L’institution de l’autorisation, entrant dans le cadre de la politique globale de restrictions des importations pour préserver les réserves de change, n’était déjà pas opportune en ce sens qu’on ne fait pas d’économies au détriment de la santé publique. La maintenir pendant plusieurs jours, voire des semaines, alors que des gens meurent faute de ces équipements, c’est incompréhensible.

Toujours concernant l’oxygène et les aberrations procédurales, le maire de Tigzirt (Tizi-Ouzou), a lancé récemment l’avis d’une enquête commodo-incommodo pour la réalisation d’un réservoir d’oxygène au profit de l’hôpital de la ville.

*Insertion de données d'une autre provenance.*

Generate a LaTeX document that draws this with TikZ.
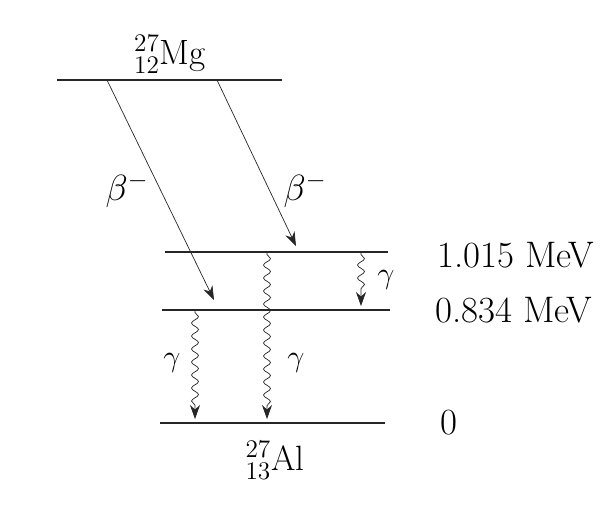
\documentclass[tikz,border=0pt]{standalone}
\usepackage{amsmath,amssymb}
\usetikzlibrary{arrows.meta,decorations.pathmorphing}
\tikzset{
  levelline/.style={black!85, semithick},
  betaarrow/.style={-{Stealth[length=2.8mm,width=2mm]}, black!85, thin},
  gammaarrow/.style={-{Stealth[length=2.8mm,width=2mm]}, black!85, thin,
    decorate, decoration={snake, amplitude=0.7mm, segment length=2.6mm,
    pre length=0.5mm, post length=2.6mm}},
  txt/.style={font=\fontsize{20}{24}\selectfont, inner sep=1pt},
  gtxt/.style={font=\fontsize{17}{20}\selectfont, inner sep=1pt},
  elabel/.style={font=\fontsize{21}{25}\selectfont, inner sep=1pt, anchor=west},
}
\newcommand{\nuc}[3]{${}^{#1}_{#2}$#3}

\begin{document}
\begin{tikzpicture}
    \useasboundingbox (0,0) rectangle (12.2,-10.12);
    % levels
    \draw[levelline] (1.14,-1.6) -- (5.64,-1.6);
    \draw[levelline] (3.3,-5.04) -- (7.76,-5.04);
    \draw[levelline] (3.24,-6.2) -- (7.8,-6.2);
    \draw[levelline] (3.2,-8.46) -- (7.7,-8.46);
    \node[txt] (mg) at (3.4,-1.08) {\nuc{27}{12}{Mg}};
    \node[txt] (al) at (5.5,-9.2) {\nuc{27}{13}{Al}};
    % energies
    \node[elabel] (e1) at (8.7,-5.1) {1.015 MeV};
    \node[elabel] (e2) at (8.66,-6.2) {0.834 MeV};
    \node[elabel] (e0) at (8.76,-8.46) {0};
    % end points on the levels
    \coordinate (b1s) at (2.14,-1.6);
    \coordinate (b1e) at (4.28,-6.0);
    \coordinate (b2s) at (4.34,-1.6);
    \coordinate (b2e) at (5.92,-4.92);
    \coordinate (gas) at (7.22,-5.04);
    \coordinate (gae) at (7.22,-6.12);
    \coordinate (gbs) at (5.34,-5.04);
    \coordinate (gbe) at (5.34,-8.38);
    \coordinate (gcs) at (3.9,-6.2);
    \coordinate (gce) at (3.9,-8.38);
    % beta decays
    \draw[betaarrow] (b1s) -- (b1e);
    \draw[betaarrow] (b2s) -- (b2e);
    \node[txt] (lb1) at (2.54,-3.8) {$\beta^-$};
    \node[txt] (lb2) at (6.1,-3.8) {$\beta^-$};
    % gamma transitions
    \draw[gammaarrow] (gas) -- (gae);
    \draw[gammaarrow] (gbs) -- (gbe);
    \draw[gammaarrow] (gcs) -- (gce);
    \node[gtxt] (lga) at (7.72,-5.6) {$\gamma$};
    \node[gtxt] (lgb) at (5.92,-7.26) {$\gamma$};
    \node[gtxt] (lgc) at (3.44,-7.26) {$\gamma$};
\end{tikzpicture}
\end{document}
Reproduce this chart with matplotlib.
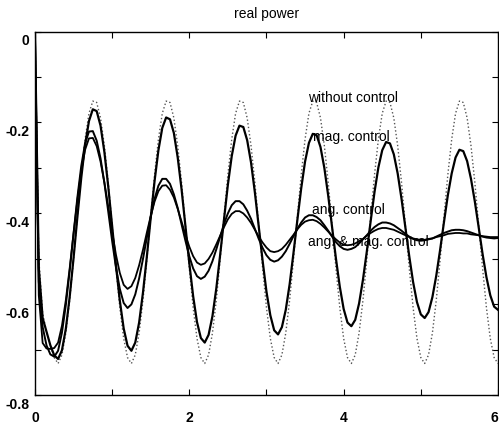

Les riverains auront tout leur temps (15 jours) pour donner leur avis, puis ce sera sans doute l’appel d’offres et les autres procédures. Les internautes n’ont pas manqué de noter que d’ici la réalisation du réservoir, le covid et la pénurie d’oxygène auront causé une hécatombe.

Le nombre de morts dus à cette situation est déjà très élevé. Des scènes choquantes sont filmées dans de grands hôpitaux du pays. Dans ces conditions, s’en tenir aux procédures au détriment de l’efficacité relève de l’irresponsabilité.

La même chose peut être dite de la décision de l’usine d’oxygène de Ouled Moussa (Boumerdès) qui, semble-t-il, ne serve que les clients « conventionnés ».

Un citoyen venu d’Azazga (Tizi-Ouzou), a témoigné sur les réseaux sociaux qu’il a attendu toute la nuit devant l’usine pour s’entendre signifier que l’hôpital d’Azazga n’était pas « conventionné » et que, de ce fait, il ne peut être fourni en oxygène. Il s’agit pourtant d’une question de vie ou de mort pour des dizaines de malades.

Enfin, le gouvernement a pris tout son temps pour acquérir des concentrateurs d’oxygène dont manquent terriblement les hôpitaux pour traiter les malades. Sur ce point, soit il a manqué d’anticipation ou bien il a préféré attendre, puisque les problèmes d’oxygène ont été posés durant la 2e vague en novembre 2020. Le gouvernement aurait pu profiter de l’accalmie qui a suivi cette vague pour équiper les hôpitaux. Il ne l’a pas fait pour des raisons incompréhensibles.

Des plages fermées, d’autres non

A plus haut niveau, les aberrations dans la gestion de la crise ne manquent pas non plus. Deux au moins sautent aux yeux dans les dernières décisions arrêtées par le conseil des ministres.

D’abord, l’imposition d’un couvre-feu nocturne, comme si le virus ne circule que la nuit. Pour de nombreux spécialistes, il est inutile parce que les villes algériennes n’ont pas de traditions de vie nocturne.

Même en temps normal les gens ne sortent pas la nuit et la majorité des commerces ferment tôt. Pendant le jour, les gens peuvent prendre d’assaut les supermarchés et autres établissements et circuler librement, le virus aussi.

La plus incompréhensible des décisions du gouvernement, c’est celle de fermer les plages uniquement dans les wilayas concernées par le couvre-feu. Celles de quatre wilayas côtières (Chlef, Annaba, Skikda et El Tarf) ont été laissées ouvertes.

Une décision qui risque de créer de nouveaux clusters puisque rien n’empêchera les citoyens des wilayas dont les plages sont fermées, donc qui connaissent une forte propagation du virus, de se rendre dans celles relativement épargnées pour se baigner dans leurs plages ouvertes.

Les responsables des wilayas de Chlef, Annaba et El Tarf, non concernées par le couvre-feu, se sont rendu compte du risque et ont décidé de fermer toutes les plages de la côte de leurs wilayas respectives.

Le risque était de voir les estivants de tout le pays affluer, et le virus avec, sur les plages laissées ouvertes. Ceux qui les ont épargnées dans un premier temps de la décision de fermeture ont manqué de discernement.

Il y a également cette décision du ministère des Affaires religieuses de suspendre les prières collectives dans les mosquées pendant le couvre-feu. C’est-à-dire les prières du Fajr, d’Al Îcha, et d’El Maghreb dans certaines wilayas. Dans la journée, les prières collectives sont autorisées.